[Rows from a dataset]
"""

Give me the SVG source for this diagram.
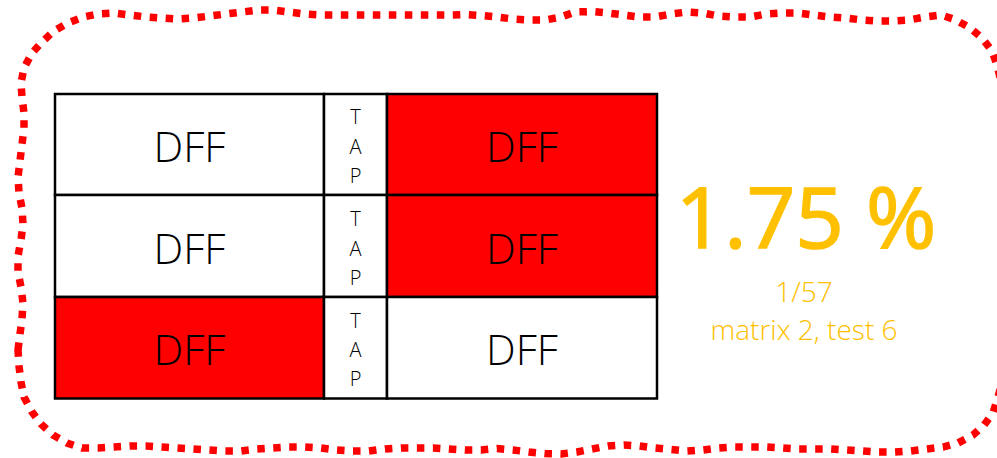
<svg xmlns="http://www.w3.org/2000/svg" width="997" height="458" viewBox="0 0 997 458">
<style>
.cell{stroke:#000;stroke-width:2.5}
.w{fill:#fff}
.r{fill:#ff0000}
.dff{font-family:"Open Sans","Liberation Sans",sans-serif;font-weight:300;font-size:42px;fill:#000;text-anchor:middle}
.tap{font-family:"Open Sans","Liberation Sans",sans-serif;font-weight:300;font-size:20px;fill:#000;text-anchor:middle}
.big{font-family:"Open Sans","Liberation Sans",sans-serif;font-size:85px;fill:#ffc000;stroke:#ffc000;stroke-width:1.6;text-anchor:middle}
.small{font-family:"Open Sans","Liberation Sans",sans-serif;font-weight:300;font-size:28px;fill:#ffc000;text-anchor:middle}
.border{fill:none;stroke:#ff0000;stroke-width:7.5;stroke-dasharray:7.5 8.5}
</style>
<rect width="997" height="458" fill="#fff"/>
<g id="frame">
<path class="border" d="M18,350 L20,334 L22,319 L23,303 L21,287 L18,272 L18,256 L21,240 L23,224 L22,208 L19,193 L18,177 L20,161 L22,144 L24,129 L24,113 L22,97 L21,83 L24,68 L32,53 L42,42 L54,31 L68,23 L83,17 L98,14 L114,13 L130,15 L146,17 L162,18 L178,19 L194,18 L210,16 L226,14 L242,12 L258,10 L273,10 L289,12 L305,14 L321,15 L337,15 L353,15 L369,15 L385,15 L401,15 L417,15 L433,15 L449,15 L465,14.5 L481,15.5 L497,17 L513,19 L529,20 L545,20 L561,17 L575,12 L592,11.5 L608,13 L624,15 L639,17 L655,17 L671,14 L687,12 L703,13 L718,16 L734,17 L750,17 L766,14 L782,13 L798,13 L814,15 L830,17 L846,18 L862,20 L877,21 L893,21 L909,20 L925,17 L941,15 L956,20 L970,28 L982,38 L992,51 L997,65 L1003,90 L1005,230 L1003,380 L997,400 L993,413 L984,425 L973,435 L958,443 L943,447 L927,449 L911,451 L894,452 L878,452 L863,451 L847,450 L831,449 L815,449 L799,449 L783,448 L767,447 L751,447 L735,447 L719,448 L703,450 L687,451 L671,449.5 L655,448 L639,446 L624,445 L608,446 L592,449 L577,452 L561,454 L545,453.5 L529,452 L513,450 L497,448.5 L481,450 L465,450 L449,449 L433,448 L417,448 L401,448 L385,449 L369,451 L353,451 L337,450 L321,448 L305,447 L289,447 L273,448 L257,449 L241,451 L225,451 L209,450 L193,449 L177,448 L162,447 L146,446 L130,446 L114,447 L98,448 L82,448 L67,443 L53,435 L41,424 L32,412 L24,397 L21,382 L19,366 Z"/>
</g>
<g id="r1c1"><rect class="cell w" x="55" y="94" width="269" height="101"/><text class="dff" x="189.5" y="162">DFF</text></g>
<g id="r1tap"><rect class="cell w" x="324" y="94" width="63" height="101"/><text class="tap" x="355.5" y="124">T</text><text class="tap" x="355.5" y="154">A</text><text class="tap" x="355.5" y="183">P</text></g>
<g id="r1c3"><rect class="cell r" x="387" y="94" width="270" height="101"/><text class="dff" x="522" y="162">DFF</text></g>
<g id="r2c1"><rect class="cell w" x="55" y="195" width="269" height="102"/><text class="dff" x="189.5" y="263.5">DFF</text></g>
<g id="r2tap"><rect class="cell w" x="324" y="195" width="63" height="102"/><text class="tap" x="355.5" y="225.5">T</text><text class="tap" x="355.5" y="255.5">A</text><text class="tap" x="355.5" y="284.5">P</text></g>
<g id="r2c3"><rect class="cell r" x="387" y="195" width="270" height="102"/><text class="dff" x="522" y="263.5">DFF</text></g>
<g id="r3c1"><rect class="cell r" x="55" y="297" width="269" height="101.5"/><text class="dff" x="189.5" y="365">DFF</text></g>
<g id="r3tap"><rect class="cell w" x="324" y="297" width="63" height="101.5"/><text class="tap" x="355.5" y="327.5">T</text><text class="tap" x="355.5" y="357">A</text><text class="tap" x="355.5" y="386">P</text></g>
<g id="r3c3"><rect class="cell w" x="387" y="297" width="270" height="101.5"/><text class="dff" x="522" y="365">DFF</text></g>
<g id="result">
<text class="big" x="806" y="248">1.75 %</text>
<text class="small" x="804" y="302">1/57</text>
<text class="small" x="804" y="340">matrix 2, test 6</text>
</g>
<g id="connectors"/>
</svg>
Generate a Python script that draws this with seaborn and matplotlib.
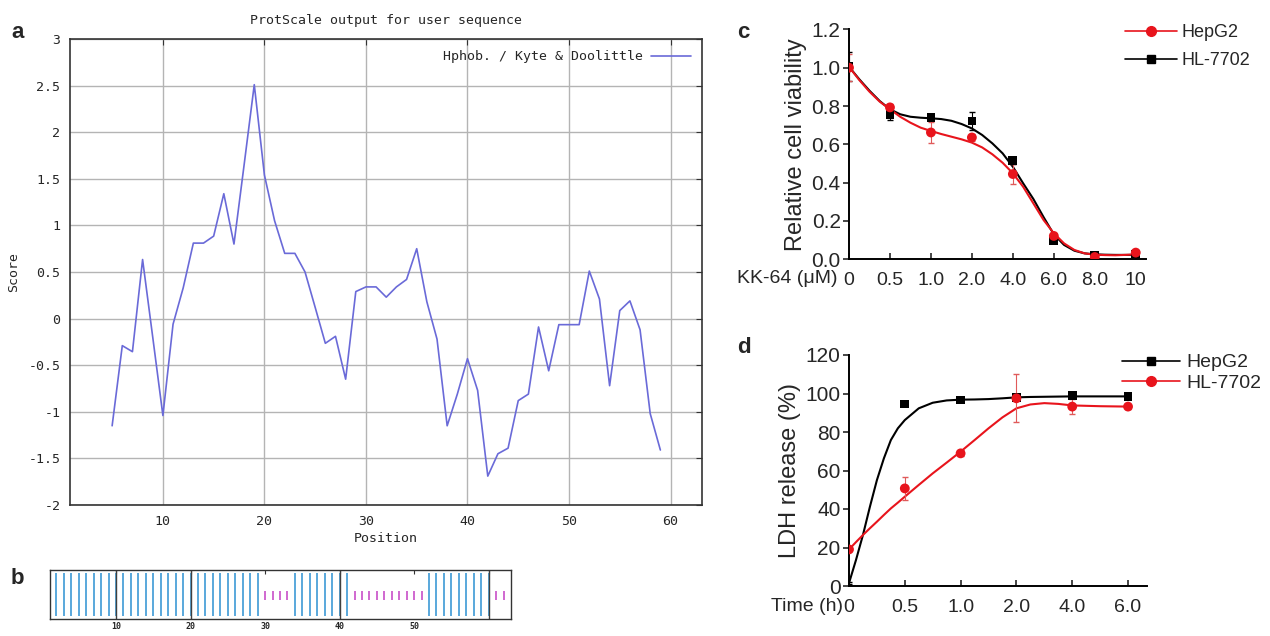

"""

● **Exercise requirements**:
Retype each record exactly as it stands, but do not include the pictures.

● **The reply**:
Give me the SVG source for this diagram.
<svg xmlns="http://www.w3.org/2000/svg" width="997" height="458" viewBox="0 0 997 458">
<style>
.cell{stroke:#000;stroke-width:2.5}
.w{fill:#fff}
.r{fill:#ff0000}
.dff{font-family:"Open Sans","Liberation Sans",sans-serif;font-weight:300;font-size:42px;fill:#000;text-anchor:middle}
.tap{font-family:"Open Sans","Liberation Sans",sans-serif;font-weight:300;font-size:20px;fill:#000;text-anchor:middle}
.big{font-family:"Open Sans","Liberation Sans",sans-serif;font-size:85px;fill:#ffc000;stroke:#ffc000;stroke-width:1.6;text-anchor:middle}
.small{font-family:"Open Sans","Liberation Sans",sans-serif;font-weight:300;font-size:28px;fill:#ffc000;text-anchor:middle}
.border{fill:none;stroke:#ff0000;stroke-width:7.5;stroke-dasharray:7.5 8.5}
</style>
<rect width="997" height="458" fill="#fff"/>
<g id="frame">
<path class="border" d="M18,350 L20,334 L22,319 L23,303 L21,287 L18,272 L18,256 L21,240 L23,224 L22,208 L19,193 L18,177 L20,161 L22,144 L24,129 L24,113 L22,97 L21,83 L24,68 L32,53 L42,42 L54,31 L68,23 L83,17 L98,14 L114,13 L130,15 L146,17 L162,18 L178,19 L194,18 L210,16 L226,14 L242,12 L258,10 L273,10 L289,12 L305,14 L321,15 L337,15 L353,15 L369,15 L385,15 L401,15 L417,15 L433,15 L449,15 L465,14.5 L481,15.5 L497,17 L513,19 L529,20 L545,20 L561,17 L575,12 L592,11.5 L608,13 L624,15 L639,17 L655,17 L671,14 L687,12 L703,13 L718,16 L734,17 L750,17 L766,14 L782,13 L798,13 L814,15 L830,17 L846,18 L862,20 L877,21 L893,21 L909,20 L925,17 L941,15 L956,20 L970,28 L982,38 L992,51 L997,65 L1003,90 L1005,230 L1003,380 L997,400 L993,413 L984,425 L973,435 L958,443 L943,447 L927,449 L911,451 L894,452 L878,452 L863,451 L847,450 L831,449 L815,449 L799,449 L783,448 L767,447 L751,447 L735,447 L719,448 L703,450 L687,451 L671,449.5 L655,448 L639,446 L624,445 L608,446 L592,449 L577,452 L561,454 L545,453.5 L529,452 L513,450 L497,448.5 L481,450 L465,450 L449,449 L433,448 L417,448 L401,448 L385,449 L369,451 L353,451 L337,450 L321,448 L305,447 L289,447 L273,448 L257,449 L241,451 L225,451 L209,450 L193,449 L177,448 L162,447 L146,446 L130,446 L114,447 L98,448 L82,448 L67,443 L53,435 L41,424 L32,412 L24,397 L21,382 L19,366 Z"/>
</g>
<g id="r1c1"><rect class="cell w" x="55" y="94" width="269" height="101"/><text class="dff" x="189.5" y="162">DFF</text></g>
<g id="r1tap"><rect class="cell w" x="324" y="94" width="63" height="101"/><text class="tap" x="355.5" y="124">T</text><text class="tap" x="355.5" y="154">A</text><text class="tap" x="355.5" y="183">P</text></g>
<g id="r1c3"><rect class="cell r" x="387" y="94" width="270" height="101"/><text class="dff" x="522" y="162">DFF</text></g>
<g id="r2c1"><rect class="cell w" x="55" y="195" width="269" height="102"/><text class="dff" x="189.5" y="263.5">DFF</text></g>
<g id="r2tap"><rect class="cell w" x="324" y="195" width="63" height="102"/><text class="tap" x="355.5" y="225.5">T</text><text class="tap" x="355.5" y="255.5">A</text><text class="tap" x="355.5" y="284.5">P</text></g>
<g id="r2c3"><rect class="cell r" x="387" y="195" width="270" height="102"/><text class="dff" x="522" y="263.5">DFF</text></g>
<g id="r3c1"><rect class="cell r" x="55" y="297" width="269" height="101.5"/><text class="dff" x="189.5" y="365">DFF</text></g>
<g id="r3tap"><rect class="cell w" x="324" y="297" width="63" height="101.5"/><text class="tap" x="355.5" y="327.5">T</text><text class="tap" x="355.5" y="357">A</text><text class="tap" x="355.5" y="386">P</text></g>
<g id="r3c3"><rect class="cell w" x="387" y="297" width="270" height="101.5"/><text class="dff" x="522" y="365">DFF</text></g>
<g id="result">
<text class="big" x="806" y="248">1.75 %</text>
<text class="small" x="804" y="302">1/57</text>
<text class="small" x="804" y="340">matrix 2, test 6</text>
</g>
<g id="connectors"/>
</svg>
Generate a Python script that draws this with seaborn and matplotlib.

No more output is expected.